By Daniel Langhorne | NB Indy
An Orange County Superior Court judge admonished the city of Newport Beach for driving a whistleblower to sue for the release of documents regarding taxpayer-funded grants to the Newport Beach Sister City Association.
Judge Linda Marks ruled last week that city officials should have provided Corona del Mar resident Kent Moore with all the documents responsive to a public records request, which would have averted more than a year of litigation and about $400,000 in attorney fees to be paid by the city.
“[I]’m just troubled about how this has all proceeded and the amount of money that has been expended,” Judge Marks said.
Moore is a former vice president of the Newport Beach Sister City Association, a nonprofit group that supports a student exchange program with Okazaki, Japan; Antibes, France; Cabo San Lucas, Mexico and Ensenada, Mexico.
Moore left the organization after allegedly airing concerns about the authenticity of receipts, missing funds, and alcohol use during a 2010 trip to Antibes.
“The newest members of the Council promised a new era of transparency and fiscal accountability in the city,” Moore said in a statement. “Instead, stonewalling and smoke and mirrors have occurred, putting doubts in the minds of an electorate which was fed up with business as usual.”

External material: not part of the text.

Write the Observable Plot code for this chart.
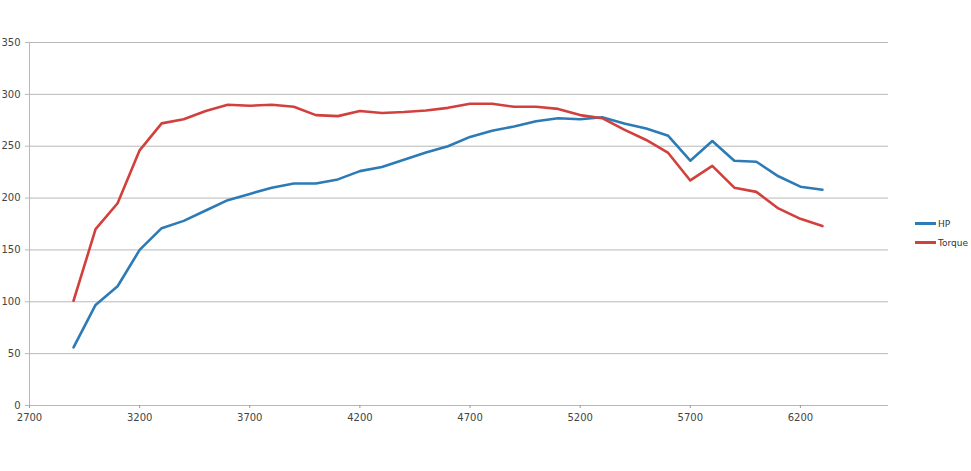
<!DOCTYPE html>
<html>
<head>
<meta charset="utf-8">
<script src="https://cdn.jsdelivr.net/npm/d3@7"></script>
<script src="https://cdn.jsdelivr.net/npm/@observablehq/plot@0.6"></script>
<style>
  html, body { margin: 0; padding: 0; background: #fff; }
  #wrap { position: relative; width: 971px; height: 471px; }
  #legend { position: absolute; left: 915px; top: 214px; font: 9px "DejaVu Sans", sans-serif; color: #333; }
  #legend .item { display: flex; align-items: center; height: 19px; }
  #legend .sw { width: 21px; height: 2.5px; margin-right: 2px; }
</style>
</head>
<body>
<div id="wrap"><div id="legend"></div></div>
<script>
const rpm = [2900,3000,3100,3200,3300,3400,3500,3600,3700,3800,3900,4000,4100,4200,4300,4400,4500,4600,4700,4800,4900,5000,5100,5200,5300,5400,5500,5600,5700,5800,5900,6000,6100,6200,6300];
const hp = [56,97,115,150,171,178,188,198,204,210,214,214,218,226,230,237,244,250,259,265,269,274,277,276,278,272,267,260,236,255,236,235,221,211,208];
const torque = [101,170,195,246,272,276,284,290,289,290,288,280,279,284,282,283,284.5,287,291,291,288,288,286,280,277,266,256,243.5,217,231,210,206,190,180,173];
const xTicks = [2700,3200,3700,4200,4700,5200,5700,6200];
const yTicks = [0,50,100,150,200,250,300,350];
const series = [
  {name: "HP", values: hp, color: "#2c7bb6"},
  {name: "Torque", values: torque, color: "#d2403e"}
];

const data = series.flatMap(s => rpm.map((r, i) => ({rpm: r, value: s.values[i], series: s.name})));

const chart = Plot.plot({
  width: 971,
  height: 471,
  marginLeft: 29,
  marginRight: 83,
  marginTop: 42,
  marginBottom: 66,
  style: {fontFamily: "DejaVu Sans, sans-serif", fontSize: "10px", color: "#444", background: "#fff"},
  x: {type: "linear", domain: [2700, 6600], label: null},
  y: {type: "linear", domain: [0, 350], label: null},
  color: {domain: series.map(s => s.name), range: series.map(s => s.color)},
  marks: [
    Plot.gridY(yTicks, {stroke: "#b8b8b8", strokeOpacity: 1, strokeWidth: 1}),
    Plot.ruleX([2700], {stroke: "#b8b8b8", strokeWidth: 1}),
    Plot.axisX({ticks: xTicks, tickFormat: d => String(d), tickSize: 3, tickPadding: 5, stroke: "#999", label: null}),
    Plot.axisY({ticks: yTicks, tickSize: 4, tickPadding: 5, stroke: "#b8b8b8", label: null}),
    Plot.line(data, {x: "rpm", y: "value", z: "series", stroke: "series", strokeWidth: 2.6, strokeLinejoin: "round"})
  ]
});
document.getElementById("wrap").prepend(chart);

const legend = document.getElementById("legend");
for (const s of series) {
  const it = document.createElement("div");
  it.className = "item";
  it.innerHTML = `<span class="sw" style="background:${s.color}"></span><span>${s.name}</span>`;
  legend.appendChild(it);
}
</script>
</body>
</html>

The public records lawsuit resolved on Jan. 29 turns on Moore’s campaign to get the city to release reports about its investigation of whether taxpayers’ funds were spent on uses outside the scope of its grant agreement with the Sister City Association.
Moore challenged a September 2014 letter from City Manager Dave Kiff claiming he “didn’t find any reports that were generated based on the allegations related to this trip to Antibes.”
During this litigation, Moore’s attorney Melinda Luthin obtained a copy of an email chain between Kiff and Association President Liddy Paulsen via a subpoena sent to the association. The emails included a chart of the allegations, the association’s responses and “follow-up needed.”
Judge Marks ultimately ordered the city to release these emails to Moore.
Luthin said this lawsuit shows that the city’s refusal to produce these emails and other documents in this case demonstrates a systematic failure to follow the California Public Records Act.
“If they are mismanaging this, what else are they mismanaging?” she said.
City Attorney Aaron Harp defended the city’s response to Moore’s records request.
“The city was asked for a plethora of records and city staff did the best they could to locate the requested records; however, given turnover in staff, the relocation of City Hall, and the age of the records (a lot of the records were over 5 years old), initially, the city failed to locate all responsive documents,” Harp said.
He added that although this was unfortunate, the city didn’t deny the request or claim exemptions and continued to look for and produce the records sought by Moore.
Mayor Diane Dixon declined to specifically comment on the lawsuit’s outcome but continues to stand by the organization.
“I am a strong supporter of the Sister Cities program, which is privately funded by voluntary contributions,” she said. “I was proud to represent Newport Beach in events last year in our sister city Antibes, France, at my own expense. I look forward to continued enriching exchanges through this valuable program.”